(Reuters) – Qualtrics International Inc was valued at over $15 billion in its initial public offering, against the backdrop of a capital market frenzy that has seen investors flock to technology stocks.
The survey-software seller, owned by German business software giant SAP SE, said on Thursday it raised about $1.55 billion in its upsized initial public offering.
Qualtrics sold about 51.7 million shares priced at $30 each, it said in a regulatory filing. The company had earlier aimed to sell 50.4 million shares at $27-$29 each.
SAP agreed to buy Qualtrics in November 2018 for $8 billion, just as Qualtrics was getting ready for an IPO.

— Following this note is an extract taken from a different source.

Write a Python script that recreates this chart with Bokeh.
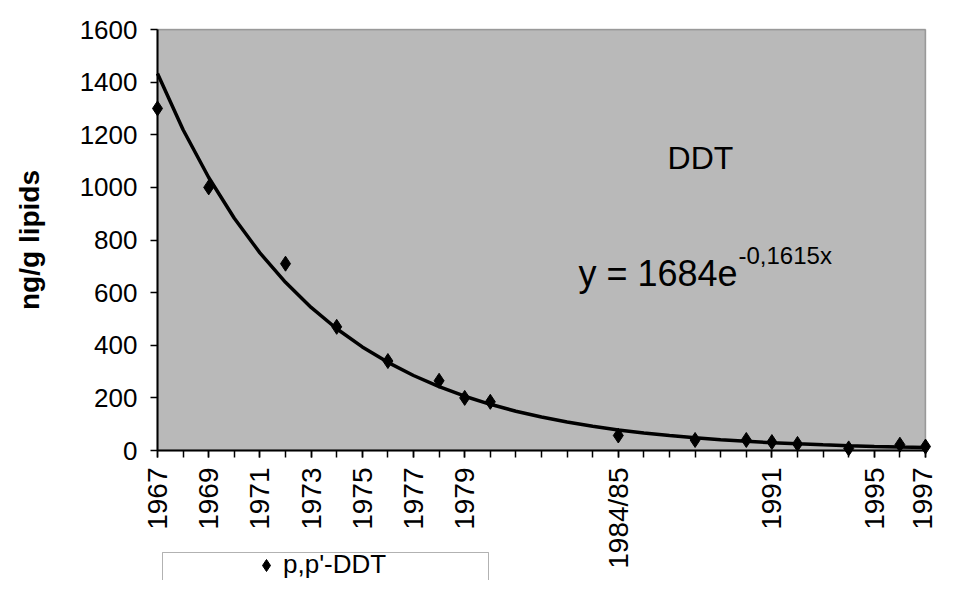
import math
from bokeh.plotting import figure
from bokeh.models import (FixedTicker, Label, Legend, LegendItem, BoxAnnotation,
                          Range1d)
from bokeh.embed import file_html
from bokeh.resources import INLINE

# ---------------- data ----------------
years = list(range(1967, 1998))                      # category slots on the x axis
label_years = [1967, 1969, 1971, 1973, 1975, 1977, 1979, 1985, 1991, 1995, 1997]
label_overrides = {1985: "1984/85"}
sample_years = [1967, 1969, 1972, 1974, 1976, 1978, 1979, 1980,
                1985, 1988, 1990, 1991, 1992, 1994, 1996, 1997]
ddt = [1300, 1000, 710, 470, 340, 265, 200, 185,
       57, 40, 40, 32, 25, 8, 22, 15]
y_ticks = [0, 200, 400, 600, 800, 1000, 1200, 1400, 1600]
# exponential trend line printed on the chart: y = 1684 e^(-0.1615 x), x = category number (1..31)
trend_a = 1684
trend_b = -0.1615
trend = [trend_a * math.exp(trend_b * (i + 1)) for i in range(len(years))]

FONT = "Liberation Sans"
GRAY = "#b9b9b9"

# ---------------- layout (pixels) ----------------
W, H = 937, 580
LEFT, RIGHT, TOP, ZERO = 157, 925, 29, 450        # plot-area edges on the canvas
px_x = (RIGHT - LEFT) / (years[-1] - years[0])
px_y = (ZERO - TOP) / (y_ticks[-1] - y_ticks[0])
x_range = Range1d(years[0] - LEFT / px_x, years[-1] + (W - RIGHT) / px_x)
y_range = Range1d(y_ticks[0] - (H - ZERO) / px_y, y_ticks[-1] + TOP / px_y)


def dx(px):   # canvas x pixel -> x data
    return years[0] + (px - LEFT) / px_x


def dy(py):   # canvas y pixel -> y data
    return y_ticks[0] + (ZERO - py) / px_y


p = figure(width=W, height=H, output_backend="svg", toolbar_location=None,
           x_range=x_range, y_range=y_range, min_border=0,
           min_border_left=0, min_border_right=0, min_border_top=0,
           min_border_bottom=0)

p.background_fill_color = "white"
p.border_fill_color = "white"
p.outline_line_color = None
p.xgrid.visible = False
p.ygrid.visible = False

# grey plot area with its border
p.add_layout(BoxAnnotation(left=years[0], right=years[-1], bottom=y_ticks[0],
                           top=y_ticks[-1], fill_color=GRAY, fill_alpha=1.0,
                           line_color="black", line_width=1.5, level="underlay"))

# trend line and points
p.line(years, trend, line_color="black", line_width=3.5)
r_pts = p.scatter(sample_years, ddt, marker="diamond", size=15,
                  fill_color="black", line_color="black")

# x axis (drawn at y = 0)
xa = p.xaxis[0]
xa.fixed_location = y_ticks[0]
xa.bounds = (years[0], years[-1])
xa.ticker = FixedTicker(ticks=label_years, minor_ticks=years)
xa.major_label_overrides = label_overrides
xa.major_label_orientation = math.pi / 2
xa.major_label_text_font = FONT
xa.major_label_text_font_size = "28px"
xa.major_label_text_color = "black"
xa.major_label_standoff = 10
xa.major_tick_out = 7
xa.major_tick_in = 0
xa.minor_tick_out = 7
xa.minor_tick_in = 0
xa.major_tick_line_color = "black"
xa.minor_tick_line_color = "black"
xa.major_tick_line_width = 1.5
xa.minor_tick_line_width = 1.5
xa.axis_line_color = "black"
xa.axis_line_width = 2

# y axis (drawn at the first year)
ya = p.yaxis[0]
ya.fixed_location = years[0]
ya.bounds = (y_ticks[0], y_ticks[-1])
ya.ticker = FixedTicker(ticks=y_ticks)
ya.major_label_text_font = FONT
ya.major_label_text_font_size = "26px"
ya.major_label_text_color = "black"
ya.major_label_standoff = 13
ya.major_tick_out = 7
ya.major_tick_in = 0
ya.minor_tick_out = 0
ya.minor_tick_in = 0
ya.major_tick_line_color = "black"
ya.major_tick_line_width = 1.5
ya.axis_line_color = "black"
ya.axis_line_width = 2
ya.axis_label = "ng/g lipids"
ya.axis_label_text_font = FONT
ya.axis_label_text_font_size = "28px"
ya.axis_label_text_font_style = "bold"
ya.axis_label_text_color = "black"
ya.axis_label_standoff = 32

# annotations inside the plot
p.add_layout(Label(x=dx(700), y=dy(157), text="DDT", text_align="center",
                   text_baseline="middle", text_font=FONT, text_font_size="32px",
                   text_color="black"))
p.add_layout(Label(x=dx(578), y=dy(273), text="y = 1684e", text_align="left",
                   text_baseline="alphabetic", text_font=FONT,
                   text_font_size="36px", text_color="black"))
p.add_layout(Label(x=dx(738), y=dy(255), text="-0,1615x", text_align="left",
                   text_baseline="alphabetic", text_font=FONT,
                   text_font_size="24px", text_color="black"))

# legend box below the axis (its lower part runs off the bottom edge)
p.add_layout(BoxAnnotation(left=162, right=488, top=552, bottom=600,
                           left_units="canvas", right_units="canvas",
                           top_units="canvas", bottom_units="canvas",
                           fill_color="white", fill_alpha=1.0,
                           line_color="black", line_width=1))
legend = Legend(items=[LegendItem(label="p,p'-DDT", renderers=[r_pts])],
                location=(251, 0), padding=0, margin=0, spacing=0,
                glyph_width=30, glyph_height=30, label_height=30,
                label_standoff=2, label_text_font=FONT,
                label_text_font_size="26px", label_text_color="black",
                border_line_alpha=0, background_fill_alpha=0)
p.add_layout(legend)

open("out.html", "w").write(file_html(p, INLINE))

In an interview last year, SAP Chief Executive Officer Christian Klein said floating the unit had been the only way to keep on board the Qualtrics leadership team led by founder Ryan Smith, who was unsettled by the departure of SAP’s American co-CEO, Jennifer Morgan.
Revenue of Provo, Utah-based Qualtrics, which gathers real-time feedback from customers to help analyze how a firm’s products or services are performing, rose about 32% to $550 million in the nine months ended Sept. 30.
Net loss also narrowed to $258 million during the period from $860.4 million a year earlier, as existing customers bought upgrades and as Qualtrics acquired new customers.
Qualtrics’ shares are due to start trading on Thursday on Nasdaq under the ticker symbol “XM”.
Morgan Stanley and JPMorgan are the lead underwriters for the offering.